Driver identification in autonomous driving environments is a core technology for blocking malicious control takeovers, proactively detecting risk factors in both AI systems and human drivers, and providing customized driving assistance tailored to the situation. Conventional research for driver identification has primarily utilized vision-based approaches that leverage easily obtainable front-camera images. However, the reliability of this information can be compromised in specific driving conditions, such as hostile environments like inclement weather, low-light situations, and image sensor noise. To enhance system robustness against these scenarios, this paper proposes a multimodal time-series classification technique that fuses front-camera images with vehicle trajectory data.
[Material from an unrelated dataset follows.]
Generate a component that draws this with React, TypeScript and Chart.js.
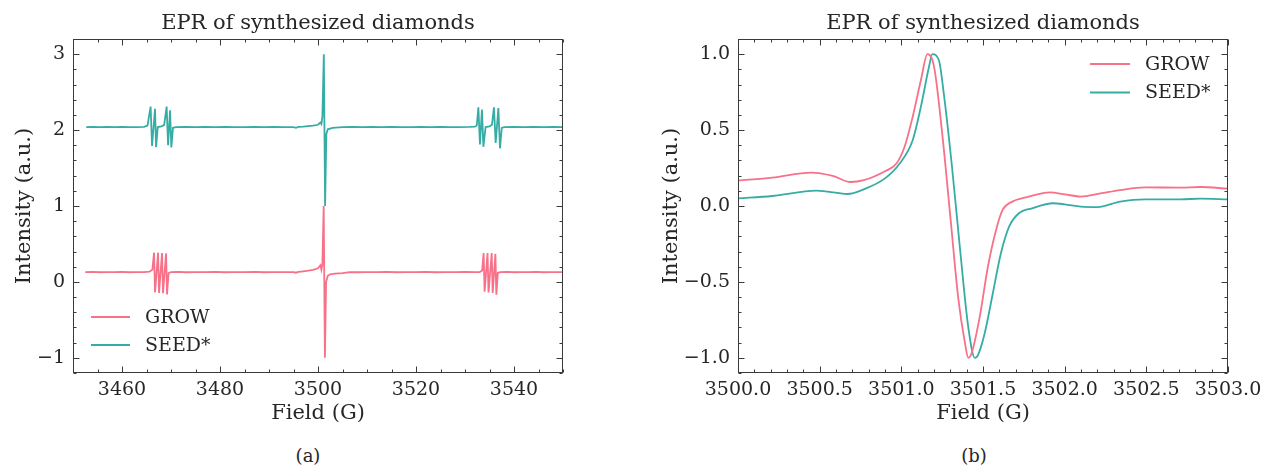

The proposed method is designed so that trajectory data can play a complementary role when visual information is compromised, aiming to maintain stable classification performance even in situations of information loss by effectively fusing the two data streams.
To validate the effectiveness of our method, we designed a two-stage experiment. In the first stage, to confirm the feasibility of identifying drivers using only trajectory data, we conducted a basic experiment in the simplified CarRacing-v2 environment. The classification targets consisted of data (position, velocity, steering angle, acceleration) from reinforcement learning agents (PPO, DQN) and a human driver. In the second stage, to assess the scalability to real-world road conditions, we utilized the CARLA simulator to fully evaluate the performance of the multimodal approach combining front-camera images and driving records. To handle CARLA's high-dimensional image inputs, we collected driving data from AI agents using VAE-PPO and VAE-DQN models, which incorporate a Variational Autoencoder (VAE). We then analyzed the performance of identifying AI and human drivers by comparing this data with human driving records. In both experimental stages, we applied and compared the performance of RNN-based and Transformer models.
The initial results in the CarRacing-v2 environment showed that PPO, DQN, and human drivers could be distinguished with 94% accuracy using only trajectory information. This demonstrates that driving records can serve as a reliable alternative when visual information is limited. In the CARLA environment, by systematically introducing hostile environments such as adverse weather, low light, and uniform noise, we confirmed that the proposed technique operates stably even when visual information is severely degraded. This study is expected to contribute to the advancement of safety and intelligence in future autonomous driving systems by overcoming the uncertainty of information that occurs in real driving scenarios and enabling stable driver identification.